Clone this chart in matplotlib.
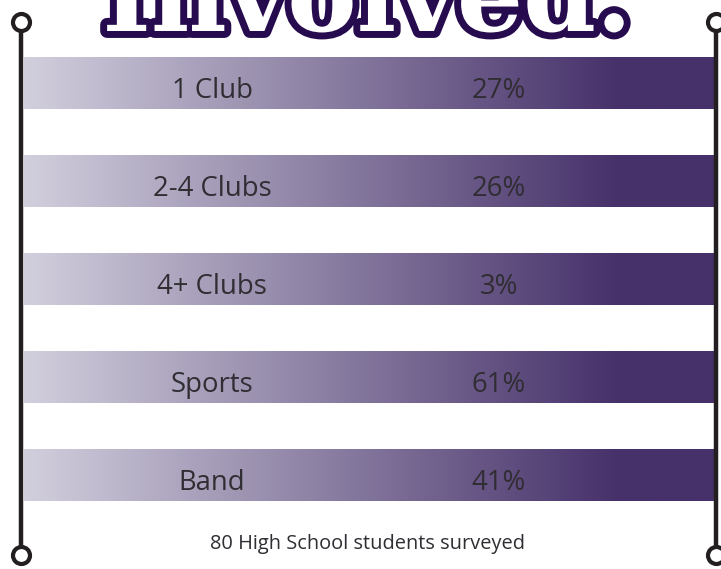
import matplotlib
matplotlib.use("Agg")
import matplotlib.pyplot as plt
import matplotlib.patheffects as pe
from matplotlib.colors import LinearSegmentedColormap
import numpy as np

# survey data
categories = ["1 Club", "2-4 Clubs", "4+ Clubs", "Sports", "Band"]
percents = [27, 26, 3, 61, 41]
footnote = "80 High School students surveyed"
title = "Involved."

W, H = 721, 569
fig = plt.figure(figsize=(W / 100, H / 100), dpi=100)
ax = fig.add_axes([0, 0, 1, 1])
ax.set_xlim(0, W)
ax.set_ylim(H, 0)
ax.axis("off")

# light lavender -> dark purple, flat after ~x=620
cmap = LinearSegmentedColormap.from_list(
    "purp", [(0.0, "#d2cfdd"), (0.86, "#46316a"), (1.0, "#46316a")])
grad = np.linspace(0, 1, 512).reshape(1, -1)

x0, x1 = 24, 716
band_h = 52
for i, (cat, pct) in enumerate(zip(categories, percents)):
    yc = 83 + i * 98
    ax.imshow(grad, cmap=cmap, aspect="auto", interpolation="bilinear",
              extent=[x0, x1, yc + band_h / 2, yc - band_h / 2], zorder=1)
    ax.text(212, yc + 8, cat, ha="center", va="center", fontsize=19.8,
            family="Open Sans", color="#302d33", zorder=3)
    ax.text(499, yc + 8, "{}%".format(pct), ha="center", va="center",
            fontsize=19.8, family="Open Sans", color="#302d33", zorder=3)

ax.set_xlim(0, W)
ax.set_ylim(H, 0)

# side rails with round ends
for x in (21, 716):
    ax.plot([x, x], [30, 547], color="#231f20", lw=3.2, zorder=4,
            solid_capstyle="butt")
    for y in (22, 555):
        ax.scatter([x], [y], s=150, facecolor="white", edgecolor="#231f20",
                   linewidth=3.0, zorder=5)

ax.text(368, 544, footnote, ha="center", va="center", fontsize=14.4,
        family="Open Sans", color="#302d33")

t = ax.text(367, 31, title, ha="center", va="baseline", fontsize=75,
            family="DejaVu Serif", weight="bold", color="white", zorder=6)
t.set_path_effects([pe.Stroke(linewidth=10, foreground="#270b4f"), pe.Normal()])

fig.savefig("out.png", dpi=100)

## EXERCISE REQUIREMENTS
Take the listing above and print it exactly, apart from the pictures.

## RESULT
Clone this chart in matplotlib.
import matplotlib
matplotlib.use("Agg")
import matplotlib.pyplot as plt
import matplotlib.patheffects as pe
from matplotlib.colors import LinearSegmentedColormap
import numpy as np

# survey data
categories = ["1 Club", "2-4 Clubs", "4+ Clubs", "Sports", "Band"]
percents = [27, 26, 3, 61, 41]
footnote = "80 High School students surveyed"
title = "Involved."

W, H = 721, 569
fig = plt.figure(figsize=(W / 100, H / 100), dpi=100)
ax = fig.add_axes([0, 0, 1, 1])
ax.set_xlim(0, W)
ax.set_ylim(H, 0)
ax.axis("off")

# light lavender -> dark purple, flat after ~x=620
cmap = LinearSegmentedColormap.from_list(
    "purp", [(0.0, "#d2cfdd"), (0.86, "#46316a"), (1.0, "#46316a")])
grad = np.linspace(0, 1, 512).reshape(1, -1)

x0, x1 = 24, 716
band_h = 52
for i, (cat, pct) in enumerate(zip(categories, percents)):
    yc = 83 + i * 98
    ax.imshow(grad, cmap=cmap, aspect="auto", interpolation="bilinear",
              extent=[x0, x1, yc + band_h / 2, yc - band_h / 2], zorder=1)
    ax.text(212, yc + 8, cat, ha="center", va="center", fontsize=19.8,
            family="Open Sans", color="#302d33", zorder=3)
    ax.text(499, yc + 8, "{}%".format(pct), ha="center", va="center",
            fontsize=19.8, family="Open Sans", color="#302d33", zorder=3)

ax.set_xlim(0, W)
ax.set_ylim(H, 0)

# side rails with round ends
for x in (21, 716):
    ax.plot([x, x], [30, 547], color="#231f20", lw=3.2, zorder=4,
            solid_capstyle="butt")
    for y in (22, 555):
        ax.scatter([x], [y], s=150, facecolor="white", edgecolor="#231f20",
                   linewidth=3.0, zorder=5)

ax.text(368, 544, footnote, ha="center", va="center", fontsize=14.4,
        family="Open Sans", color="#302d33")

t = ax.text(367, 31, title, ha="center", va="baseline", fontsize=75,
            family="DejaVu Serif", weight="bold", color="white", zorder=6)
t.set_path_effects([pe.Stroke(linewidth=10, foreground="#270b4f"), pe.Normal()])

fig.savefig("out.png", dpi=100)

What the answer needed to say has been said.